What the Earth Seemed to Say brings together more than three decades of profound, luminous poetry from one of America’s most daring and courageous poets, and opens with twenty new poems. This retrospective draws from each of her four collections – including Magdalene (2017), a spiritual and sensual exploration of contemporary womanhood, and What the Living Do (1997), a haunting archive of personal loss. Whether speaking in the voice of the goddess Persephone or thinking about ageing while walking the dog, Howe is ‘a light-bearer, an extraordinary poet of our human sorrow and ordinary joy’ (Dorianne Laux).
GUARDIAN POEM OF THE WEEK FEATURE
The Guardian, Poem of the Week, online Monday 30 December 2024
Carol Rumens discussed a poem from American poet Marie Howe’s new retrospective What the Earth Seemed to Say: New & Selected Poems in her online Poem of the Week column in The Guardian on 30 December. She featured the poem ‘Hurry’, which she described as ‘an example of Howe’s skill at turning an everyday anecdote into a parable’.

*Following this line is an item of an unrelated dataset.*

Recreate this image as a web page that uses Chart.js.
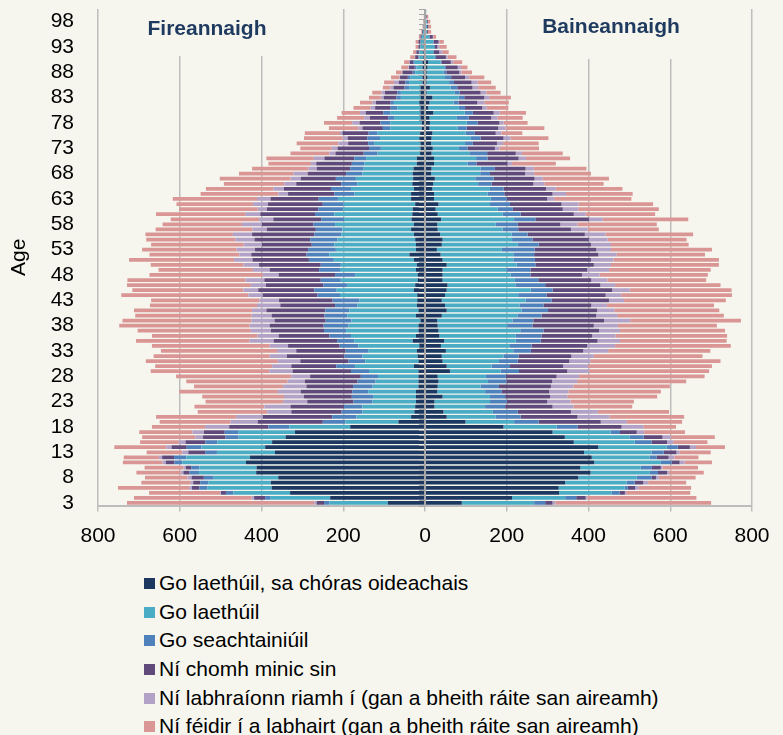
<!DOCTYPE html>
<html>
<head>
<meta charset="utf-8">
<script src="https://cdn.jsdelivr.net/npm/chart.js@4.4.1/dist/chart.umd.min.js"></script>
<style>
  html, body { margin: 0; padding: 0; background: #f6f6ef; }
  #wrap { position: relative; width: 783px; height: 735px; overflow: hidden; font-family: 'Liberation Sans', Arial, sans-serif; }
  #chart { position: absolute; left: 0; top: 0; }
  #legend { position: absolute; left: 144px; top: 569px; }
  .item { position: relative; height: 28.7px; line-height: 28.7px; font-size: 21px; color: #000; padding-left: 15px; white-space: nowrap; }
  .item span { position: absolute; left: 0; top: 9px; width: 11px; height: 11px; }
</style>
</head>
<body>
<div id="wrap">
  <canvas id="chart" width="783" height="560"></canvas>
  <div id="legend"></div>
</div>
<script>
// ages 3 .. 100 (one row per single year of age)
const ages = [3,4,5,6,7,8,9,10,11,12,13,14,15,16,17,18,19,20,21,22,23,24,25,26,27,28,29,30,31,32,
  33,34,35,36,37,38,39,40,41,42,43,44,45,46,47,48,49,50,51,52,53,54,55,56,57,58,59,60,61,62,
  63,64,65,66,67,68,69,70,71,72,73,74,75,76,77,78,79,80,81,82,83,84,85,86,87,88,89,90,91,92,
  93,94,95,96,97,98,99,100];

const seriesNames = [
  'Go laethúil, sa chóras oideachais',
  'Go laethúil',
  'Go seachtainiúil',
  'Ní chomh minic sin',
  'Ní labhraíonn riamh í (gan a bheith ráite san aireamh)',
  'Ní féidir í a labhairt (gan a bheith ráite san aireamh)'
];
const sideTitles = ['Fireannaigh', 'Baineannaigh'];
const xTicks = [-800, -600, -400, -200, 0, 200, 400, 600, 800];

// Fireannaigh (left side)
const maleNavy = [91,232,330,375,377,359,413,412,438,428, 367,391,374,341,318,183,65,34,26,24,
  22,22,22,16,16,16,16,27,16,18, 20,14,30,22,16,16,11,22,16,20, 19,19,27,24,18,18,22,20,27,38,
  22,22,24,27,34,27,33,31,30,24, 34,34,27,31,29,30,28,20,20,12, 11,11,14,12,8,8,11,11,11,14,
  11,11,11,6,6,4,6,6,4,4, 3,3,2,2,1,1,1,0];
const maleTeal = [143,147,139,157,153,158,140,140,156,156, 142,156,134,115,138,149,130,134,127,129,
  107,105,117,112,105,99,121,144,130,135, 119,149,143,159,177,171,169,168,169,145,
  142,189,189,167,188,153,186,186,196,196, 196,200,190,178,168,193,165,191,170,175,
  179,139,154,134,140,123,122,128,124,104, 97,112,96,104,77,77,63,73,57,62,
  48,48,28,33,29,20,15,19,10,10, 8,7,5,3,2,1,1,1];
const maleBlue = [13,12,18,20,20,24,23,20,19,30, 29,36,29,32,34,51,55,59,51,45,
  46,52,39,48,44,42,44,46,41,44, 55,46,42,53,54,61,63,56,59,55, 65,55,55,58,49,49,51,49,61,56,
  68,55,67,66,65,53,56,47,61,51, 47,49,49,40,49,40,33,31,29,34, 29,16,31,22,18,24,16,18,16,8,
  11,9,11,9,7,6,4,4,2,1, 1,1,1,0,0,0,0,0];
const malePurple = [18,27,12,18,17,30,15,13,21,29, 41,37,49,55,51,96,159,170,123,131,
  113,117,126,114,129,124,143,110,118,141, 121,126,155,124,130,132,125,129,144,134,
  131,134,137,140,138,138,121,151,138,135, 130,122,136,152,120,126,117,134,126,134,
  118,113,115,110,86,94,82,87,73,69, 77,49,48,64,50,51,45,43,38,36,
  31,30,27,16,19,25,14,8,8,6, 4,5,3,2,1,1,0,0];
const maleLavender = [6,6,2,7,6,10,7,6,8,8, 15,13,16,19,28,59,67,65,59,64,
  59,49,56,57,42,46,57,47,55,42, 47,45,59,52,49,49,57,49,35,57, 48,35,36,37,46,39,41,38,45,29,
  45,45,47,47,35,49,35,37,22,37, 33,24,26,29,25,35,20,13,26,15, 14,24,12,6,10,18,14,14,12,9,
  7,8,8,12,2,2,2,2,1,1, 1,1,0,0,0,0,0,0];
const malePink = [458,288,174,174,121,104,108,95,97,86, 87,127,95,130,130,130,173,196,170,171,
  190,200,241,218,248,282,290,286,323,284, 284,288,278,258,277,319,315,285,289,262,
  265,311,272,303,289,277,231,227,257,220, 231,226,218,214,237,194,216,218,192,187,
  206,190,165,148,173,133,138,104,116,95, 77,102,95,86,72,69,66,45,41,30,
  29,23,18,24,20,14,17,12,11,7, 6,6,4,2,2,1,1,1];

// Baineannaigh (right side)
const femaleNavy = [90,213,328,327,343,375,405,380,414,408, 389,424,364,342,312,192,99,53,45,23,
  23,43,30,31,33,31,61,53,43,41, 51,39,47,35,33,31,30,41,53,49, 41,49,53,55,43,43,43,53,43,38,
  29,41,43,37,31,30,39,31,26,33, 22,22,18,20,24,15,16,22,22,16, 19,15,16,18,11,12,11,20,8,11,
  18,4,12,4,6,4,6,8,3,2, 2,2,2,1,1,1,1,1];
const femaleTeal = [177,130,128,161,150,143,145,148,163,142, 165,167,149,159,142,130,119,120,121,124,
  136,116,117,105,121,118,124,110,138,151, 165,169,175,187,200,170,184,185,183,182,
  205,179,205,166,177,166,156,171,173,178, 159,186,170,175,159,143,179,159,152,126,
  139,131,141,110,99,120,120,82,103,94, 64,83,95,81,69,90,67,77,75,59,
  64,69,51,55,43,41,41,30,20,18, 20,18,8,3,4,3,1,2];
const femaleBlue = [27,27,20,8,20,36,20,27,26,17, 30,27,41,34,23,51,60,61,61,49,
  41,37,41,45,45,49,45,45,46,37, 43,53,61,63,57,62,51,59,65,59, 64,69,54,73,57,49,59,46,53,51,
  80,51,50,39,38,54,52,44,37,49, 39,41,33,33,45,24,35,22,28,42, 21,19,25,23,22,27,29,20,15,12,
  14,12,16,12,15,7,4,2,4,2, 2,1,1,0,0,1,0,0];
const femalePurple = [18,23,13,18,21,11,22,22,20,29, 31,30,38,46,41,108,152,139,130,116,
  99,110,116,127,112,124,118,130,126,129, 128,136,139,124,136,150,173,134,120,117,
  140,145,146,135,130,126,139,143,137,157, 151,128,138,140,129,104,131,130,122,126,
  99,118,104,102,100,86,75,76,76,70, 67,59,56,51,77,53,55,51,42,46,
  49,51,37,43,34,32,29,23,24,13, 6,12,8,3,3,2,2,0];
const femaleLavender = [7,4,3,9,12,7,5,4,12,14, 7,15,15,20,18,53,64,78,66,51,
  57,42,47,55,61,55,53,61,51,55, 61,68,55,57,51,59,64,51,42,38, 37,38,43,36,39,43,53,42,55,45,
  36,49,46,51,41,42,34,29,38,42, 17,33,24,27,20,22,20,11,18,15, 11,15,17,14,18,10,15,15,11,17,
  12,14,14,15,10,5,8,6,4,7, 5,2,1,0,0,0,0,0];
const femalePink = [381,267,157,128,93,90,85,87,67,59, 77,71,84,108,100,80,135,183,174,144,
  155,220,226,236,267,307,294,303,319,266, 250,283,261,273,257,242,271,261,257,262,
  249,271,249,258,242,265,249,264,258,216, 247,190,193,214,174,194,209,170,197,182,
  189,163,163,145,162,139,129,107,108,100, 97,87,93,51,95,59,62,64,53,60,
  53,35,43,33,37,26,16,22,22,16, 18,11,7,8,7,6,4,0];

const colors = ['#1d3860', '#4bacc6', '#4f81bd', '#604a7b', '#b3a2c7', '#d99694'];
const bg = '#f6f6ef';
const fontFamily = "'Liberation Sans', Arial, sans-serif";

const male = [maleNavy, maleTeal, maleBlue, malePurple, maleLavender, malePink];
const female = [femaleNavy, femaleTeal, femaleBlue, femalePurple, femaleLavender, femalePink];

const datasets = [];
seriesNames.forEach((name, i) => {
  datasets.push({ label: name, data: male[i].map(v => -v), backgroundColor: colors[i], stack: 'p' });
  datasets.push({ label: name, data: female[i], backgroundColor: colors[i], stack: 'p' });
});

// titles over the plot and the vertical axis at zero with its tick marks
const overlay = {
  id: 'overlay',
  beforeDatasetsDraw(chart) {
    const ctx = chart.ctx;
    ctx.save();
    ctx.fillStyle = bg;
    ctx.fillRect(104, 0, 233, 56);
    ctx.fillRect(514, 0, 232, 59);
    ctx.font = 'bold 21px ' + fontFamily;
    ctx.fillStyle = '#1f3a5f';
    ctx.textAlign = 'center';
    ctx.textBaseline = 'middle';
    ctx.fillText(sideTitles[0], 207, 29);
    ctx.fillText(sideTitles[1], 611, 27);
    ctx.restore();
  },
  afterDatasetsDraw(chart) {
    const { ctx, chartArea, scales } = chart;
    const x0 = scales.x.getPixelForValue(0);
    const n = chart.data.labels.length;
    const step = (chartArea.bottom - chartArea.top) / n;
    ctx.save();
    ctx.strokeStyle = '#a6a6a6';
    ctx.lineWidth = 2;
    ctx.beginPath();
    ctx.moveTo(x0, chartArea.top);
    ctx.lineTo(x0, chartArea.bottom);
    ctx.stroke();
    ctx.lineWidth = 1;
    ctx.beginPath();
    for (let i = 0; i <= n; i++) {
      const y = Math.round(chartArea.top + i * step) + 0.5;
      ctx.moveTo(x0 - 6, y);
      ctx.lineTo(x0, y);
    }
    ctx.stroke();
    ctx.restore();
  }
};

Chart.defaults.font.family = fontFamily;
Chart.defaults.font.size = 21;
Chart.defaults.color = '#000';

const chart = new Chart(document.getElementById('chart'), {
  type: 'bar',
  data: { labels: ages, datasets: datasets },
  options: {
    indexAxis: 'y',
    responsive: false,
    animation: false,
    layout: { padding: { left: 0, right: 31, top: 9, bottom: 0 } },
    datasets: { bar: { barPercentage: 0.74, categoryPercentage: 1 } },
    plugins: { legend: { display: false }, tooltip: { enabled: false } },
    scales: {
      x: {
        type: 'linear',
        min: -800,
        max: 800,
        afterBuildTicks: s => { s.ticks = xTicks.map(v => ({ value: v })); },
        afterFit: s => { s.height = 54.5; },
        ticks: { padding: 12, callback: v => Math.abs(v) },
        grid: { color: '#bdbdbd', lineWidth: 1.5, tickLength: 6 },
        border: { color: '#bdbdbd', width: 2 }
      },
      y: {
        type: 'category',
        stacked: true,
        reverse: true,
        afterFit: s => { s.width = 98; s.paddingTop = 0; s.paddingBottom = 0; },
        grid: { display: false, drawTicks: false },
        border: { display: false },
        ticks: {
          autoSkip: false,
          padding: 24,
          callback: (v, i) => ((ages[i] - 3) % 5 === 0 ? String(ages[i]) : '')
        },
        title: { display: true, text: 'Age', padding: { top: 7, bottom: 0 } }
      }
    }
  },
  plugins: [overlay]
});

// legend in one column under the chart
const legendEl = document.getElementById('legend');
seriesNames.forEach((name, i) => {
  const row = document.createElement('div');
  row.className = 'item';
  const sw = document.createElement('span');
  sw.style.background = chart.data.datasets[i * 2].backgroundColor;
  row.appendChild(sw);
  row.appendChild(document.createTextNode(name));
  legendEl.appendChild(row);
});
</script>
</body>
</html>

‘What the Earth Seemed to Say is a substantial selection of work, ranging from The Good Thief, published in the 1980s, to a group of recent poems from 2023. Howe is a writer well known for exploring Christian themes from innovative modern-dress perspectives, as in her 2017 collection Magdalene.’ – Carol Rumens, Poem of the Week, The Guardian
https://www.theguardian.com/books/2024/dec/30/poem-of-the-week-hurry-by-marie-howe
POETRY BOOKS OF THE YEAR FEATURE
Sunday Independent, Books: The critics’ cut, Poetry Books of the Year, Sunday 8 December 2024
Paul Perry chose What the Earth Seemed to Say for his poetry books of the year feature in Ireland’s Sunday Independent’s books of the year as chosen by the paper’s critics.

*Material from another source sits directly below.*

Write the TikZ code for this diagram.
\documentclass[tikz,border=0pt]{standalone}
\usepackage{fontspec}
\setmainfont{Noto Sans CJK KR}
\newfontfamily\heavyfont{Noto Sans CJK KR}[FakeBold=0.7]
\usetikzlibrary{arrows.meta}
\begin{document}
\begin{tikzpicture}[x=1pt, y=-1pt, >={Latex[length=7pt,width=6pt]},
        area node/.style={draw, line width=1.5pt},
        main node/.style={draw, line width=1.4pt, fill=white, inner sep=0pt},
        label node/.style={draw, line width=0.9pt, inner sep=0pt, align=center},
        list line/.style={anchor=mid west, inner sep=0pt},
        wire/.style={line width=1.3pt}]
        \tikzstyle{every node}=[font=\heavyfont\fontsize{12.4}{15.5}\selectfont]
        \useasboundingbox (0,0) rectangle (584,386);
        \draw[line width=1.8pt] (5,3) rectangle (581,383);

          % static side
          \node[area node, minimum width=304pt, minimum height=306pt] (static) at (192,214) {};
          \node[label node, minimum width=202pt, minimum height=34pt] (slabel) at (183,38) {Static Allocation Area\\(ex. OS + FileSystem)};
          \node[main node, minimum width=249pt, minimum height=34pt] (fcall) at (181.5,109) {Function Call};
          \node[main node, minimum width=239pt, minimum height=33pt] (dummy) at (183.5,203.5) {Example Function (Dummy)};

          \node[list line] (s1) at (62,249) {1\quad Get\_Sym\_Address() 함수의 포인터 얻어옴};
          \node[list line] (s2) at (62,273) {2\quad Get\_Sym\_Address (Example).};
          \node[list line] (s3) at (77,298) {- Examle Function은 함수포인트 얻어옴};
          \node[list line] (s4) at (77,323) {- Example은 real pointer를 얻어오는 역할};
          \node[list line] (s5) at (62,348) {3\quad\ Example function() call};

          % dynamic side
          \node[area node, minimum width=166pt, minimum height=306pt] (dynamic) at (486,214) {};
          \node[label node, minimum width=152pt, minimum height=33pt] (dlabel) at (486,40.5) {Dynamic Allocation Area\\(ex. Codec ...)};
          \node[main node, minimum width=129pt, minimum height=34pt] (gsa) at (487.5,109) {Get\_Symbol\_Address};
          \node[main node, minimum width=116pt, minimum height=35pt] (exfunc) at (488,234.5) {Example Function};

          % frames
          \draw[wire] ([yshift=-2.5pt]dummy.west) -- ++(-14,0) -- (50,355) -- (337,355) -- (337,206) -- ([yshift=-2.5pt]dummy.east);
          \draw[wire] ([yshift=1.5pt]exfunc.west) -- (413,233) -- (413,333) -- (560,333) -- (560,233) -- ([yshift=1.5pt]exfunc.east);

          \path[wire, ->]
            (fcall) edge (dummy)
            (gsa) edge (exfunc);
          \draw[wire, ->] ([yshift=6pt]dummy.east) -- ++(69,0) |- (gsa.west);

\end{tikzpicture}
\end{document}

‘What the Earth Seemed to Say: New & Selected Poems by Marie Howe is a compelling compendium of the poet’s piercingly steady gaze at the painful truths of our lives with poems rich in forthright lyric insight.’ – Paul Perry, Sunday Independent (Poetry Books of the Year 2024)
In print only.
REVIEW COVERAGE IN THE GUARDIAN
The Guardian, Saturday 2 November 2024
An excellent review of What the Earth Seemed to Say was included in Jennifer Lee Tsai's best recent poetry round-up for November 2024 in The Guardian.

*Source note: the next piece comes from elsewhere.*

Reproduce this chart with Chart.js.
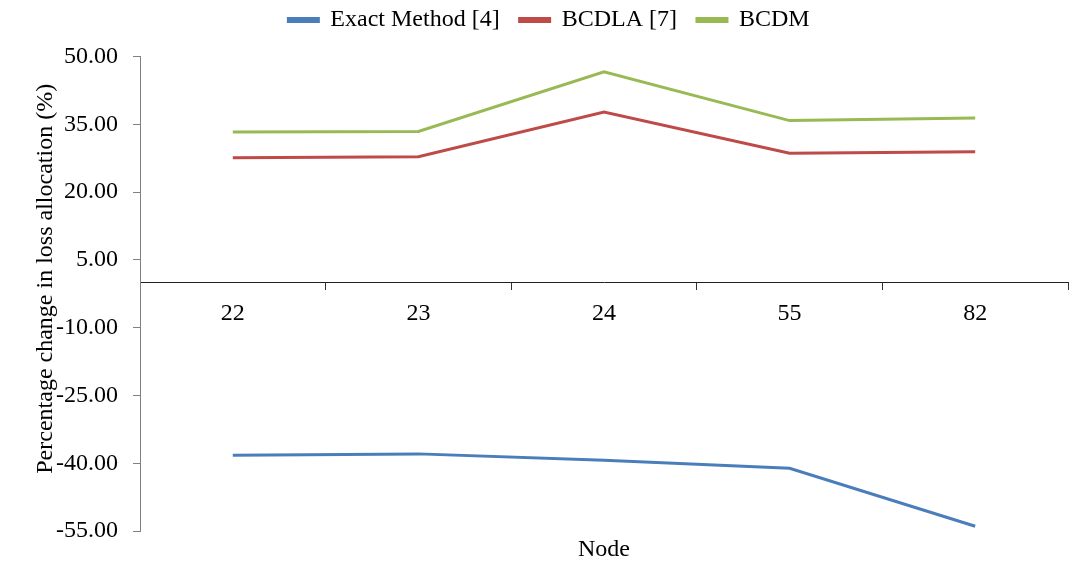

'This rich and luminous compilation draws from four previous collections, including the hauntingly elegiac What the Living Do (1997), a tribute to Howe’s brother, who died as a result of Aids, and Magdalene (2017), an intense exploration of womanhood. It opens with a bounteous selection of new work. [...] Howe’s poems carry an emotional depth and transcendent simplicity. There is a simultaneous earthliness and spirituality in her musings on the metaphysical revelations of the divine, the sacred and the eternal.' – Jennifer Lee Tsai, The Guardian
In print in The Guardian's Saturday magazine on 2 November 2024. Available online here.
ONLINE LAUNCH EVENT
Friday 8 November 2024, 7pm GMT
Online launch reading by Marie Howe, Philip Gross and David Constantine
Online launch reading by Marie Howe, Philip Gross and David Constantine, celebrating the publication of our new November titles. All three poets read live and discussed their work with each other and with the host, Bloodaxe editor Neil Astley.
Now available on YouTube.
MARIE HOWE READS FROM HER COLLECTION MAGDALENE
Marie Howe: Magdalene
In her collection Magdalene (2017) Marie Howe imagines the biblical figure of Mary Magdalene as a woman who embodies the spiritual and sensual, alive in a contemporary landscape. Between facing the traumas of her past and navigating daily life, the narrator of Magdalene yearns for the guidance of her spiritual teacher, a Christ figure, whose death she continues to grieve.
Pamela Robertson-Pearce filmed Marie Howe reading and discussing the poems of Magdalene during her visit to Ledbury Poetry Festival in Herefordshire in July 2018. The poems included are: ‘Before the Beginning’, ‘On Men, Their Bodies’, ‘The Affliction’, ‘Magdalene: The Addict’, ‘The Landing’, ‘The Teacher’, ‘Magdalene – The Seven Devils’, ‘The Girl at 3’, ‘Walking Home’, ‘The Map’ and ‘One Day’. All these poems, apart from 'The Girl at 3', are included in What the Earth Seemed to Say.